At what level of income would the trade balance be in equilibrium?
X=M
500 = 100 + 0.25Y ⇒ Y = 1,600
So if the income level were 1,600, the trade balance would have been in equilibrium.
Given that C = 200 + 0.75Y, M = 100 + 0.25Y, I = 300, X = 500.
Starting from an equilibrium level of income obtained in part a, determine algebraically and show graphically the effect of an autonomous increase in I of 100 and M of 200 on the equilibrium level of income and on X-M. Make sure to show the size of the deficit or surplus on your graph.

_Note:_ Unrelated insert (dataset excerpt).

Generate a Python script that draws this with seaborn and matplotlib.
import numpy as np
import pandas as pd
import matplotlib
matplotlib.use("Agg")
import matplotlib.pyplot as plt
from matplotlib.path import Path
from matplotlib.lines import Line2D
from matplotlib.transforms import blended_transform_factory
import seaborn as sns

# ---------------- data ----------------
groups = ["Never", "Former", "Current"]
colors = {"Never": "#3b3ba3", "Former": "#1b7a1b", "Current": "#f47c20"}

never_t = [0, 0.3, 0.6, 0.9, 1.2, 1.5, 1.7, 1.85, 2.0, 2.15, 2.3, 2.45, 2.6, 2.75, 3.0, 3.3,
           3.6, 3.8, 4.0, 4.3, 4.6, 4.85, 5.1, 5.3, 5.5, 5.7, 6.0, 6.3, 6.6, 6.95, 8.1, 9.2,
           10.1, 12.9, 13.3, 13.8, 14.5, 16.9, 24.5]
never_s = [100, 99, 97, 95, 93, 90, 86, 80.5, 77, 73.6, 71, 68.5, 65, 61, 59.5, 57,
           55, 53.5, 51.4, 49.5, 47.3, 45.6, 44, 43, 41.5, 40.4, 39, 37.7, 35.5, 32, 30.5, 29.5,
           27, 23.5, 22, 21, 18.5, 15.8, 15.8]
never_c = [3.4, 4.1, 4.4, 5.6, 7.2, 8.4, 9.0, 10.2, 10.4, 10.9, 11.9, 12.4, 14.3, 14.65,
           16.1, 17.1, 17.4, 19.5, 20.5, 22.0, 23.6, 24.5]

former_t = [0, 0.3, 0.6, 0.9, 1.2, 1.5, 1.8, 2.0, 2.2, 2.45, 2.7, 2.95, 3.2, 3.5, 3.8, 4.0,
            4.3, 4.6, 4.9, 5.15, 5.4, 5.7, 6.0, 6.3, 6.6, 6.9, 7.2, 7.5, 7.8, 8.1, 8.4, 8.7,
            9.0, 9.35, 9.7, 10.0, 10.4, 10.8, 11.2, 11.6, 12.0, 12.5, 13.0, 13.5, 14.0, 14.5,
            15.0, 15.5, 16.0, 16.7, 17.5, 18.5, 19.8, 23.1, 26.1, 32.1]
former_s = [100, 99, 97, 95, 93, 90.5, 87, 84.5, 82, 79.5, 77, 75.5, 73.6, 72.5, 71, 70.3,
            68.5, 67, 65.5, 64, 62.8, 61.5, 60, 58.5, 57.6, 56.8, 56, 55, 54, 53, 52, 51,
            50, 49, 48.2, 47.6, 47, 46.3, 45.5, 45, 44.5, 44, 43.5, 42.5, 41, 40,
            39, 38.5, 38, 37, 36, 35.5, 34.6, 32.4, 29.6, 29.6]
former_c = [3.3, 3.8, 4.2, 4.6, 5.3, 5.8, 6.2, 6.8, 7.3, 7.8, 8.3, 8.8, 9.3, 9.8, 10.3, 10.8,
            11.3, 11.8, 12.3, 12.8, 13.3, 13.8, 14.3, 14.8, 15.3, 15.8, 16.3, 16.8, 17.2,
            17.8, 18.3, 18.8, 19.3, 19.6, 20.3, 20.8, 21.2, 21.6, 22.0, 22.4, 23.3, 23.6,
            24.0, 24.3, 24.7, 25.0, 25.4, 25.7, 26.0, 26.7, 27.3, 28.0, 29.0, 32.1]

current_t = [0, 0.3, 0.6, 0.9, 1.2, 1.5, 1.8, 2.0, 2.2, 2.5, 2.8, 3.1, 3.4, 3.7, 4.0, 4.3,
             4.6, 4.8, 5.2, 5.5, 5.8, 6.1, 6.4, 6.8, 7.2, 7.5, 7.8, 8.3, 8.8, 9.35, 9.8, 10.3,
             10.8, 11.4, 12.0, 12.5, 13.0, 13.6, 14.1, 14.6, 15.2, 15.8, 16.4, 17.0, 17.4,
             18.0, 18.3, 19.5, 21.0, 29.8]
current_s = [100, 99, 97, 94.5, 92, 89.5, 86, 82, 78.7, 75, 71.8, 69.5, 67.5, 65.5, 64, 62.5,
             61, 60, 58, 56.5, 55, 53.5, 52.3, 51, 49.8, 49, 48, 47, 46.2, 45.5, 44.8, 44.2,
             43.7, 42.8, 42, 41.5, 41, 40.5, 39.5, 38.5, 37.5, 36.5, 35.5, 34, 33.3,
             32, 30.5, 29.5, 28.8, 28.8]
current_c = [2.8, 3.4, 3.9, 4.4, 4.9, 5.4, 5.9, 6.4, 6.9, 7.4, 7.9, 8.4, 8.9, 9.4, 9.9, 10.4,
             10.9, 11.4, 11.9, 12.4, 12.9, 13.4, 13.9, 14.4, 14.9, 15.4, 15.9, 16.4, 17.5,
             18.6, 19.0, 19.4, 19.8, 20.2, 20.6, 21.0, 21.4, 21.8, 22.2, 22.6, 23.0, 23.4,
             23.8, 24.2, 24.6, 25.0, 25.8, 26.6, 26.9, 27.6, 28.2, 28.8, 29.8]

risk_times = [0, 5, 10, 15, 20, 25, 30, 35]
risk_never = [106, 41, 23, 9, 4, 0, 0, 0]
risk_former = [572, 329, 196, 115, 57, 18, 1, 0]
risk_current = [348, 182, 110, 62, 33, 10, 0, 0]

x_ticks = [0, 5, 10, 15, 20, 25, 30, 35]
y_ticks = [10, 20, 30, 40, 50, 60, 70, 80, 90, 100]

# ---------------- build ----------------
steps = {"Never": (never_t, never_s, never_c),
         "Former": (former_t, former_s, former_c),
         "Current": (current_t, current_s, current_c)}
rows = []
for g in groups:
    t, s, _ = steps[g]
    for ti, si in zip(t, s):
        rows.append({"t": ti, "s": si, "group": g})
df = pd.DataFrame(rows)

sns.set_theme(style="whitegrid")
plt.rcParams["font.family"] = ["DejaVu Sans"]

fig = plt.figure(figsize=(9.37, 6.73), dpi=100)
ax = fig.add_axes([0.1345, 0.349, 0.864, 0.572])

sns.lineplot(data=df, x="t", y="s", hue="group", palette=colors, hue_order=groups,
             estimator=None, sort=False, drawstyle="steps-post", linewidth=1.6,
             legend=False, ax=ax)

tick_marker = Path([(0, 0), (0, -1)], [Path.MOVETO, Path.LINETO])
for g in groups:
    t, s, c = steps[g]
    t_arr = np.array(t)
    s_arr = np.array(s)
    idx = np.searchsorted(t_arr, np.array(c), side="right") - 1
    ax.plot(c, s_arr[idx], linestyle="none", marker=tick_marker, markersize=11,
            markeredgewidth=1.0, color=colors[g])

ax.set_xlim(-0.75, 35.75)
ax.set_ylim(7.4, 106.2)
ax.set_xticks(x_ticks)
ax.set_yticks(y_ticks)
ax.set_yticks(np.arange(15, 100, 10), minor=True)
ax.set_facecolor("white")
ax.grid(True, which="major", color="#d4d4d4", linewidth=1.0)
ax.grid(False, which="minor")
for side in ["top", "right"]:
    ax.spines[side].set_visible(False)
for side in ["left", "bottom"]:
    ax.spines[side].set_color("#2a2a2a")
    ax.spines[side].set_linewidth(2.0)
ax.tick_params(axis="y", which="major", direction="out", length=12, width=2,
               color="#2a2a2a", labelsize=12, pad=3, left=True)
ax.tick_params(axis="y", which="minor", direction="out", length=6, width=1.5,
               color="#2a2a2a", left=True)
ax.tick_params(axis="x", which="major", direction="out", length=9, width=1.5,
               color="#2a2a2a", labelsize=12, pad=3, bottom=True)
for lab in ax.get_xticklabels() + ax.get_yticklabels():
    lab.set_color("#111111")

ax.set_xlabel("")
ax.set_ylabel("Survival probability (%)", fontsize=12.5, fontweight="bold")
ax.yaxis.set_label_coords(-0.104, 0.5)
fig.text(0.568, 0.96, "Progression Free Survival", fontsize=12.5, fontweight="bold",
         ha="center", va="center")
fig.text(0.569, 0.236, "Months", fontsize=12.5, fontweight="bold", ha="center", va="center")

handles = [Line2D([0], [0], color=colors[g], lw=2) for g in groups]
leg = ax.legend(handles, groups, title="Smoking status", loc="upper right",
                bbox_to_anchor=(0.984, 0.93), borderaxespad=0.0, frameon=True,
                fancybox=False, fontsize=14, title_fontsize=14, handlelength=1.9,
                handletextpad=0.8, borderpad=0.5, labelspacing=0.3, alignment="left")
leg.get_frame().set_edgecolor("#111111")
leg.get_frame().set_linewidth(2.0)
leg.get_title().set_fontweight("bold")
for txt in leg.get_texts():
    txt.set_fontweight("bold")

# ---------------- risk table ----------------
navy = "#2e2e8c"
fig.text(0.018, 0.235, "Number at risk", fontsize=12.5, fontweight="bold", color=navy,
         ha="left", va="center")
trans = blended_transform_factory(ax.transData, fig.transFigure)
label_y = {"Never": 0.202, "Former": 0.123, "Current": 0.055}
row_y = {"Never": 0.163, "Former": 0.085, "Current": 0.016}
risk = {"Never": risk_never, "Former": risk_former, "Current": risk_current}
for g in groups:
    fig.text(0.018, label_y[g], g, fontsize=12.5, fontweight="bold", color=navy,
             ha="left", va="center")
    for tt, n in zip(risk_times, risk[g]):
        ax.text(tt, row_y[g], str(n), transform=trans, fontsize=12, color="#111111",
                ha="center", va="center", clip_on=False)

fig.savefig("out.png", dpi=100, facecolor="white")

S = -200 + 0.25Y, I′ = I + 100 = 300 + 100 = 400 M′ = M + 200 = (100 + 0.25Y) + 200 = 300 + 0.25Y
S - I′ = -200 + 0.25Y - 400 = -600 + 0.25Y X - M′ = 500 - 300 - 0.25Y = +200 - 0.25Y S - I′ = X - M′
-600 + 0.25Y = +200 - 0.25Y
Ye = 1,600
M′ = 300 + 0.25 (1600) = 700
TB = X - M′ = 500 - 700 = -200
How does the automatic monetary adjustment reduce a BOP surplus, assuming a fixed exchange rate system?
Under a fixed exchange rate system a BOP surplus ⇒ MB↑ ⇒ Ms ↑ (through a multiplier effect) ⇒ i↓ ⇒ I↑⇒Y↑⇒ M↑⇒ Trade balance deteriorates. Further, a surplus in the BOP would cause P↑ ⇒ X↓ and M↑. Also when i↓⇒ Capital outflows ↑ ⇒ BOP↓ further.